Bouscatel, at the heart of the two leagues’ relationship with Canal+ since he succeeded Goze in 2021, adds: “We would never agree rights with a broadcaster solely for money,” he says. “Money is important, but the vision is even more important.
“There’s a massive difference between the French and English systems. The English have prioritised the economic and financial side, with billionaires who have invested in the big English clubs - but they don’t want competition.”
The final difference, Gillham adds, is that of financial regulation. The situation that occurred with Wasps, Worcester and London Irish all going to the wall in England is nigh-on impossible to replicate across the Channel.
“We have intense financial controls by a central auditing committee [previously DNACG; now A2R],” says Gillham. “It is ferocious, and doesn’t let you start the season without concrete proof that you have all the funding that you say you’re going to have. If we say we’re predicting ourselves to finish sixth – and budget accordingly – they will turn around and say: ‘Well, you finished 12th the past three years, so we’ll have you down as finishing 12th. So we’ll base your revenue on the past three years.’ Any sponsorship over €50k, they’ll demand to see the contract. If you can’t prove everything, then the committee won’t register the players and allow the team to start the season. Not one club in the Top 14 or ProD2 has gone to the wall in the last 10 years.”

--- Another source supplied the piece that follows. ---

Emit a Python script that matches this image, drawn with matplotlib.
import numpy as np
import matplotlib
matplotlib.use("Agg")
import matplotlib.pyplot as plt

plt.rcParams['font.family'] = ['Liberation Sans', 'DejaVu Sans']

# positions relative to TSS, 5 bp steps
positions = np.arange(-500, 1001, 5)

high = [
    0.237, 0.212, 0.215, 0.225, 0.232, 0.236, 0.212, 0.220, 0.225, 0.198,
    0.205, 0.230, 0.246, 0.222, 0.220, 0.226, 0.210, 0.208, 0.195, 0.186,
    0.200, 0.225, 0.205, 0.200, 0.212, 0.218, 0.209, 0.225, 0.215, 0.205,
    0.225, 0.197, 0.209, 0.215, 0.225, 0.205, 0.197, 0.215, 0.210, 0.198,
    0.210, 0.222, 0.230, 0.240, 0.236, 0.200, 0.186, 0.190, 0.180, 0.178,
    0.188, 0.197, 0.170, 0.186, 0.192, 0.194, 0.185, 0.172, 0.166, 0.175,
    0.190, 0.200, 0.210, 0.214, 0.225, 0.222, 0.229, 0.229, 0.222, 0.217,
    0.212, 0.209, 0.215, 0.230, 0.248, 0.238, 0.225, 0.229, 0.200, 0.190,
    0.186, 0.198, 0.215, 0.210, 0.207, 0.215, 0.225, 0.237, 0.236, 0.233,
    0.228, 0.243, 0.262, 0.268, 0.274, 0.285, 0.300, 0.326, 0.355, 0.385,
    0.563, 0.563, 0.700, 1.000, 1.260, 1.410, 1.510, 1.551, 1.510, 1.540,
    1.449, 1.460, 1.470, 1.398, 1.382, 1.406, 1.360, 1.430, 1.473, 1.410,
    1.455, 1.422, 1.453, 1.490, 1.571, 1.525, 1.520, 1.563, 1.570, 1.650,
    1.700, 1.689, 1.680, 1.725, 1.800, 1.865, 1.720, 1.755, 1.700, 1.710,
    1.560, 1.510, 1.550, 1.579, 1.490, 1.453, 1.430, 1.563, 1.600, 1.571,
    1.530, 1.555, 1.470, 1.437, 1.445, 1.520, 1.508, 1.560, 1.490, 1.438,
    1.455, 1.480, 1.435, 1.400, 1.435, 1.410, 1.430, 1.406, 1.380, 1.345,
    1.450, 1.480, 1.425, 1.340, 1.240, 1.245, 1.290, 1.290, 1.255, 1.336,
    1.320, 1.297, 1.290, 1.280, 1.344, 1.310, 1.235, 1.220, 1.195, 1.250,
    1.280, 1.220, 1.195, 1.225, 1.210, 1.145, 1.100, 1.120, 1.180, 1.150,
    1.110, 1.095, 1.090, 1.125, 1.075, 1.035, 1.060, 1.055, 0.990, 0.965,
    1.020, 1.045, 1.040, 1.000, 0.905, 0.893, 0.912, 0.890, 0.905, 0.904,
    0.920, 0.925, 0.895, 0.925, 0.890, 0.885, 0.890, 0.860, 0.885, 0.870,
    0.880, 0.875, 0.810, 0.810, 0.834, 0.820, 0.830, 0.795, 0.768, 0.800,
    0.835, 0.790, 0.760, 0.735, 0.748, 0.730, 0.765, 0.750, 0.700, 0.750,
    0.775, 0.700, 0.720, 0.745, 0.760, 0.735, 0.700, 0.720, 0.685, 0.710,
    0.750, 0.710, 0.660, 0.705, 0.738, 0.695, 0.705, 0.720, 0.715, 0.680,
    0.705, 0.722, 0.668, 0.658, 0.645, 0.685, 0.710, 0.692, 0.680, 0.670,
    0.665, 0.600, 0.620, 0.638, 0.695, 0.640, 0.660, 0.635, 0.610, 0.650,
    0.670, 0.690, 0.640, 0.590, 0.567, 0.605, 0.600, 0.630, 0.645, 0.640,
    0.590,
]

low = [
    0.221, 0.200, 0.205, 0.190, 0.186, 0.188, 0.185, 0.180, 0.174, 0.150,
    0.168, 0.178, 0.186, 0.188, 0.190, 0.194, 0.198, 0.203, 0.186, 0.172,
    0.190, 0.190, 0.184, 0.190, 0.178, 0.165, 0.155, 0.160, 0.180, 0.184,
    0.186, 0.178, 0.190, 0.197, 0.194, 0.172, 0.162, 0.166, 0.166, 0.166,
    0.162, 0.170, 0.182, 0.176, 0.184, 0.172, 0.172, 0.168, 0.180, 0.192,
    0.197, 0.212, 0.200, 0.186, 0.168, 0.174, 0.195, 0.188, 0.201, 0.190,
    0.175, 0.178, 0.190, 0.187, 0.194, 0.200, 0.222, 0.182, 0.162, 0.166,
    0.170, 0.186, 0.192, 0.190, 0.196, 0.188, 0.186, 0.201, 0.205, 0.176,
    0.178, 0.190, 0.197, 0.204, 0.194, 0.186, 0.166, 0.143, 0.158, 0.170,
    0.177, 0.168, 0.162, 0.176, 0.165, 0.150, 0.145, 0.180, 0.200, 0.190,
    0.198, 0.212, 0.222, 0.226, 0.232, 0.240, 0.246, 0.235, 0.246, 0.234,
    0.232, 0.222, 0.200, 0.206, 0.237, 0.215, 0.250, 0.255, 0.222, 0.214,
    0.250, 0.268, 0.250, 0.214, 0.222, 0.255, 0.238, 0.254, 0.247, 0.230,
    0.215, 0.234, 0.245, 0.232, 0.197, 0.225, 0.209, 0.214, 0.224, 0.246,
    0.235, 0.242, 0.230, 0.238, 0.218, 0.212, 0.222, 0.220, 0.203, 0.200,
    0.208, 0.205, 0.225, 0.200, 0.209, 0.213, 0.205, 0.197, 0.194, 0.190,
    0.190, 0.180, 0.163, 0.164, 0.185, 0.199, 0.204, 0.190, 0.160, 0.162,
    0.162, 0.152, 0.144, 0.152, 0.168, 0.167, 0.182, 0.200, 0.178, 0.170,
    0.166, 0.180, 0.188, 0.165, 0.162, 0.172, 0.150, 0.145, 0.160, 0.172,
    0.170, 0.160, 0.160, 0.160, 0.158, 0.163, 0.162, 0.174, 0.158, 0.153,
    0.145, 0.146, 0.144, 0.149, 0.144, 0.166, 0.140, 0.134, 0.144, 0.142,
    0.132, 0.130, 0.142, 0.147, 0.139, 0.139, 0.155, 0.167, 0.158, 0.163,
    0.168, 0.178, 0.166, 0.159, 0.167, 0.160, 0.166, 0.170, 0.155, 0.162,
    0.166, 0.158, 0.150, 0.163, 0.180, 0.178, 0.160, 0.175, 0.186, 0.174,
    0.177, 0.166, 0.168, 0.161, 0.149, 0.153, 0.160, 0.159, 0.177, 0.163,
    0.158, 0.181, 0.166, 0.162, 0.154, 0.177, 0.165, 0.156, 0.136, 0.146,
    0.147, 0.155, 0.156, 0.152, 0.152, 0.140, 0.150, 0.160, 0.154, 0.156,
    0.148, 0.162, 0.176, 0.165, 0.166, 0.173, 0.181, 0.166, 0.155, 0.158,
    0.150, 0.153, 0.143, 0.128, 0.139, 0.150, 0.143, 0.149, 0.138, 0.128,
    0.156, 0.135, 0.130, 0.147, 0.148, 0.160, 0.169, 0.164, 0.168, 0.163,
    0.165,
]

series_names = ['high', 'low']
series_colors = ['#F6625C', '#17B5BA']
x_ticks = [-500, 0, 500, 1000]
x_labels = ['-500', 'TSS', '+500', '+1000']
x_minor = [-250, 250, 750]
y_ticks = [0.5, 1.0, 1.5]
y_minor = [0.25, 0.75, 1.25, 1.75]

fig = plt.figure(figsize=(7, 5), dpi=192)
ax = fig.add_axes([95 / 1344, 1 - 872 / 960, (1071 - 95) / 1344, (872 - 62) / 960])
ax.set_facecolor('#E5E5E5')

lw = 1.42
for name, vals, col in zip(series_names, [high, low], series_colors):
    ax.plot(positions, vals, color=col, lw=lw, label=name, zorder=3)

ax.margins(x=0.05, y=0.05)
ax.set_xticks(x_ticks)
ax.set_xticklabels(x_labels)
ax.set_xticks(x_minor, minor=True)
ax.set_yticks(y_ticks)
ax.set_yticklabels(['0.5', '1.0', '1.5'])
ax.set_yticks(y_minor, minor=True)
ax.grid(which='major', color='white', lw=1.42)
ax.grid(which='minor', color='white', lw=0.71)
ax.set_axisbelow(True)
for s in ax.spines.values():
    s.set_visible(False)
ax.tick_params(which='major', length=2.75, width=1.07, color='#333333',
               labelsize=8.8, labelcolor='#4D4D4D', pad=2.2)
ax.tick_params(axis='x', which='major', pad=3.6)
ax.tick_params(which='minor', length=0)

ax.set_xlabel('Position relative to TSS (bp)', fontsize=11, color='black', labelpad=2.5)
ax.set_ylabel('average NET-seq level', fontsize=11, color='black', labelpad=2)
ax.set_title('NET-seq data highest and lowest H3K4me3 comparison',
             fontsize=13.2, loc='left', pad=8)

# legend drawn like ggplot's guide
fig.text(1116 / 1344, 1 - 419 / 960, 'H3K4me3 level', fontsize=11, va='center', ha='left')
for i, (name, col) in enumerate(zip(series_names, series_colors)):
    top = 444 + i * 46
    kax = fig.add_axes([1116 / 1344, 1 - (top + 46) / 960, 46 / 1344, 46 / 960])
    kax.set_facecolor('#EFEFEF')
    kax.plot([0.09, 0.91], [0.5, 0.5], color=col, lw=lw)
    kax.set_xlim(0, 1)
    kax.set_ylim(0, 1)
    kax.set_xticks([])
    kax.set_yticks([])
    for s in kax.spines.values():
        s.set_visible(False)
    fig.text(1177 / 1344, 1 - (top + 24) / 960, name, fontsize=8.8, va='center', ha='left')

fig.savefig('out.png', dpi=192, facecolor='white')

Bouscatel adds: “Yes, we are in a purple patch, but we have built that, it hasn’t happened by chance. We have to continue to progress. A lack of progression is regression.”
If progression really is the aim, then we should all strap ourselves in for a period of French domination.
The moment of truth
All eyes now turn to the Stade de France where, on Friday night, France host New Zealand in the opening match of the 2023 Rugby World Cup, where the strides made over the past decade will truly be tested.

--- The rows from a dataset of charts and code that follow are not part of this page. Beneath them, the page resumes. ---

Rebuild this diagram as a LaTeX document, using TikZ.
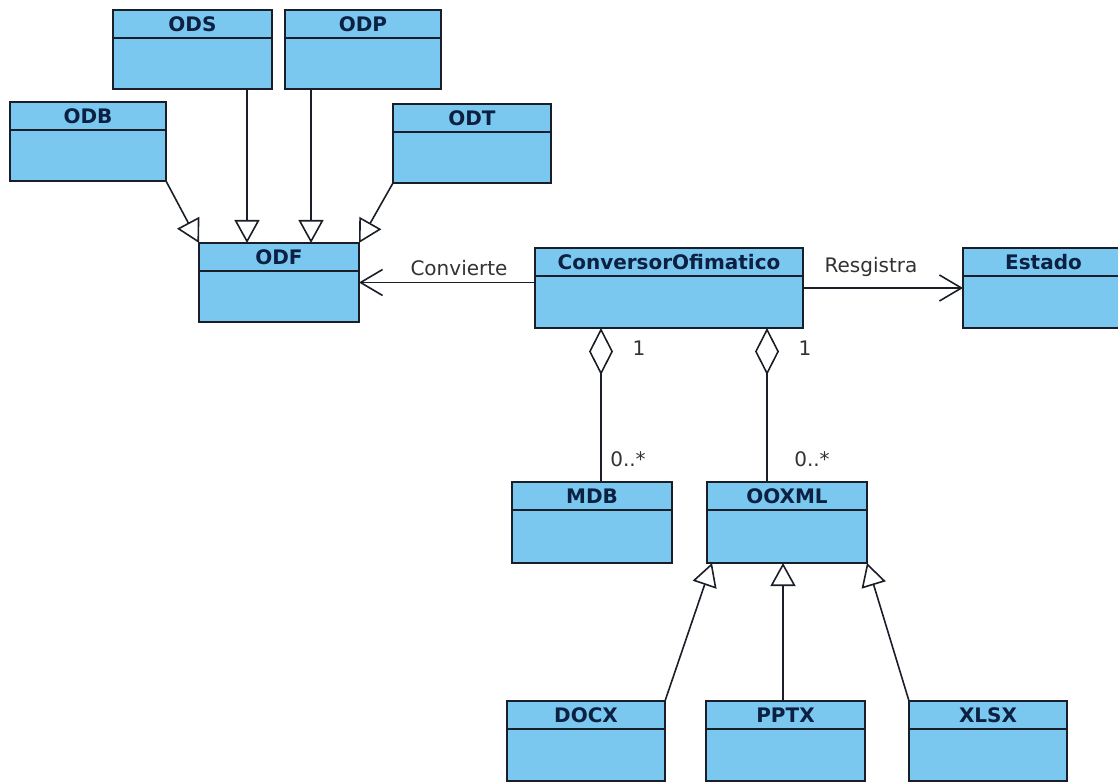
\documentclass[tikz,border=0pt]{standalone}
\usepackage{fontspec}
\setmainfont{DejaVu Sans}
\usetikzlibrary{arrows.meta}

\definecolor{classfill}{RGB}{122,200,240}
\definecolor{classtext}{RGB}{12,32,66}
\definecolor{edgecol}{RGB}{25,30,40}
\definecolor{labelcol}{RGB}{50,50,50}

\tikzset{
  classbox/.style={draw=edgecol, fill=classfill, line width=1.8pt,
    rectangle, inner sep=0pt, outer sep=0pt},
  classline/.style={draw=edgecol, line width=1.8pt},
  classname/.style={font=\fontsize{20}{22}\selectfont\bfseries,
    text=classtext, inner sep=0pt},
  rolelabel/.style={font=\fontsize{20}{22}\selectfont, text=labelcol, inner sep=0pt},
  gen/.style={draw=edgecol, line width=1.6pt,
    -{Triangle[open, length=23pt, width=25pt, line width=1.6pt]}},
  assoc/.style={draw=edgecol, line width=1.6pt,
    -{Straight Barb[length=22pt, width=26pt, line width=1.6pt]}},
  aggr/.style={draw=edgecol, line width=1.6pt,
    {Diamond[open, length=47pt, width=24pt, line width=1.6pt]}-},
}

% \umlclass{name}{left}{top}{right}{bottom}{title}
\newcommand{\umlclass}[6]{%
  \node[classbox, minimum width={#4-#2}, minimum height={#5-#3}]
    (#1) at ({(#2+#4)/2},{(#3+#5)/2}) {};
  \draw[classline] ([yshift=-28pt]#1.north west) -- ([yshift=-28pt]#1.north east);
  \node[classname] (#1-name) at ([yshift=-14pt]#1.north) {#6};
}

\begin{document}
\begin{tikzpicture}[x=1pt, y=-1pt]
  \useasboundingbox (0,0) rectangle (1118,783);
  \clip (0,0) rectangle (1118,783);

  % ODF family
  \umlclass{ods}{113}{10}{272}{89}{ODS}
  \umlclass{odp}{285}{10}{441}{89}{ODP}
  \umlclass{odb}{10}{102}{166}{181}{ODB}
  \umlclass{odt}{393}{104}{551}{183}{ODT}
  \umlclass{odf}{199}{243}{359}{322}{ODF}

  % converter and state
  \umlclass{conv}{535}{248}{803}{328}{ConversorOfimatico}
  \umlclass{estado}{963}{248}{1124}{328}{Estado}

  % aggregated formats
  \umlclass{mdb}{512}{482}{672}{563}{MDB}
  \umlclass{ooxml}{707}{482}{867}{563}{OOXML}

  % OOXML family
  \umlclass{docx}{507}{701}{665}{781}{DOCX}
  \umlclass{pptx}{706}{701}{865}{781}{PPTX}
  \umlclass{xlsx}{909}{701}{1067}{781}{XLSX}

  % columns of the vertical connectors
  \coordinate (colods) at (247,0);
  \coordinate (colodp) at (311,0);
  \coordinate (colmdb) at (601,0);
  \coordinate (colooxml) at (767,0);
  \coordinate (colpptx) at (783,0);

  % generalisations into ODF
  \draw[gen] (odb.south east) -- (odf.north west);
  \draw[gen] (colods |- ods.south) -- (colods |- odf.north);
  \draw[gen] (colodp |- odp.south) -- (colodp |- odf.north);
  \draw[gen] (odt.south west) -- (odf.north east);

  % associations
  \draw[assoc] (conv.west |- odf.east) -- (odf.east);
  \node[rolelabel] (convierte) at (459,268) {Convierte};
  \draw[assoc] (conv.east) -- (estado.west);
  \node[rolelabel] (registra) at (871,267) {Resgistra};

  % aggregations
  \draw[aggr] (colmdb |- conv.south) -- (colmdb |- mdb.north);
  \draw[aggr] (colooxml |- conv.south) -- (colooxml |- ooxml.north);
  \node[rolelabel] (one-a) at (639,348) {1};
  \node[rolelabel] (one-b) at (805,348) {1};
  \node[rolelabel] (many-a) at (628,459) {0..*};
  \node[rolelabel] (many-b) at (812,459) {0..*};

  % generalisations into OOXML
  \draw[gen] (docx.north east) -- ([xshift=5pt]ooxml.south west);
  \draw[gen] (colpptx |- pptx.north) -- (colpptx |- ooxml.south);
  \draw[gen] (xlsx.north west) -- (ooxml.south east);
\end{tikzpicture}
\end{document}
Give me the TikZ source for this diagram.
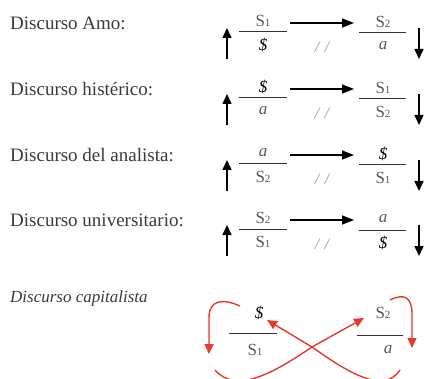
\documentclass[tikz,border=0pt]{standalone}
\usepackage{fontspec}
\setmainfont{Liberation Serif}
\usetikzlibrary{arrows.meta}
\definecolor{txt}{HTML}{3A3A3A}
\definecolor{capred}{HTML}{E63A2E}
\newcommand{\Sone}{S{\fontsize{11}{11}\selectfont 1}}
\newcommand{\Stwo}{S{\fontsize{11}{11}\selectfont 2}}
\newcommand{\Sbar}{\textcolor{black}{\textit{\$}}}
\begin{document}
\begin{tikzpicture}[x=1pt,y=-1pt,
  lab/.style={anchor=west,inner sep=0pt,text=txt,font=\fontsize{19}{19}\selectfont},
  sym/.style={inner sep=0pt,text=txt!85,font=\fontsize{17}{17}\selectfont},
  bar/.style={draw=black!80,line width=1pt},
  blk/.style={line width=1.5pt,-{Triangle[length=10pt,width=9pt]}},
  harr/.style={line width=1.6pt,-{Triangle[length=12pt,width=9pt]}},
  sl/.style={inner sep=0pt,text=black!40,font=\fontsize{16}{16}\selectfont\itshape},
  red/.style={draw=capred,line width=1.4pt,-{Triangle[length=10pt,width=9pt]}}]
\useasboundingbox (0,0) rectangle (425,379);

% rows: label, left top, left bottom, right top, right bottom, bar y
\foreach \n/\lbl/\lt/\lb/\rt/\rb/\y in {
  1/{Discurso Amo:}/{\Sone}/{\Sbar}/{\Stwo}/{\textit{a}}/32,
  2/{Discurso histérico:}/{\Sbar}/{\textit{a}}/{\Sone}/{\Stwo}/98,
  3/{Discurso del analista:}/{\textit{a}}/{\Stwo}/{\Sbar}/{\Sone}/164,
  4/{Discurso universitario:}/{\Stwo}/{\Sone}/{\textit{a}}/{\Sbar}/229}{
  \node[lab] (lab\n) at (10,\y-9) {\lbl};
  \coordinate (lbl\n) at (239,\y);
  \coordinate (lbr\n) at (287,\y);
  \coordinate (rbl\n) at (359,\y+1);
  \coordinate (rbr\n) at (406,\y+1);
  \draw[bar] (lbl\n) -- (lbr\n);
  \draw[bar] (rbl\n) -- (rbr\n);
  \node[sym] (lt\n) at (263,\y-11) {\lt};
  \node[sym] (lb\n) at (263,\y+13) {\lb};
  \node[sym] (rt\n) at (383,\y-10) {\rt};
  \node[sym] (rb\n) at (383,\y+14) {\rb};
  \node[sl] (sl\n) at (322,\y+15) {/\,\,/};
  \coordinate (ua\n) at (227,\y+27);
  \coordinate (ub\n) at (227,\y-4);
  \coordinate (da\n) at (419,\y-4);
  \coordinate (db\n) at (419,\y+27);
  \coordinate (ha\n) at (290,\y-9);
  \coordinate (hb\n) at (354,\y-9);
  \draw[blk] (ua\n) -- (ub\n);
  \draw[blk] (da\n) -- (db\n);
  \draw[harr] (ha\n) -- (hb\n);
}

% capitalist discourse
\node[lab,font=\fontsize{17}{17}\selectfont\itshape] (labc) at (10,298) {Discurso capitalista};
\coordinate (cl1) at (229,333); \coordinate (cl2) at (277,333);
\coordinate (cr1) at (357,335); \coordinate (cr2) at (403,335);
\draw[bar] (cl1) -- (cl2);
\draw[bar] (cr1) -- (cr2);
\node[sym] (cdol) at (259,313) {\Sbar};
\node[sym] (cs1) at (255,350) {\Sone};
\node[sym] (cs2) at (383,313) {\Stwo};
\node[sym] (ca) at (388,350) {\textit{a}};

\coordinate (lc0) at (240,306); \coordinate (lc1) at (209,354);
\coordinate (rc0) at (390,300); \coordinate (rc1) at (412,348);
\coordinate (x1a) at (215,370); \coordinate (x1b) at (364,318);
\coordinate (x2a) at (400,370); \coordinate (x2b) at (267,320);
\coordinate (xc) at (312,347);
\draw[red] (lc0) .. controls (222,298) and (209,300) .. (209,318) -- (lc1);
\draw[red] (rc0) .. controls (404,293) and (412,297) .. (412,314) -- (rc1);
\draw[red] (x1a) .. controls (236,394) and (272,374) .. (xc) -- (x1b);
\draw[red] (x2a) .. controls (384,394) and (350,374) .. (xc) -- (x2b);
\end{tikzpicture}
\end{document}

“It has all been a virtuous cycle and circle between the clubs and the French team,” Gillham says. “Since France won the rights to host the 2023 tournament, we, as presidents, decided that the best thing for French rugby – and club rugby – would be France winning the World Cup.”
With what French rugby has built over the past 10 years, France will never have a better opportunity at being crowned champions of the world – on home soil. They could not be better prepared.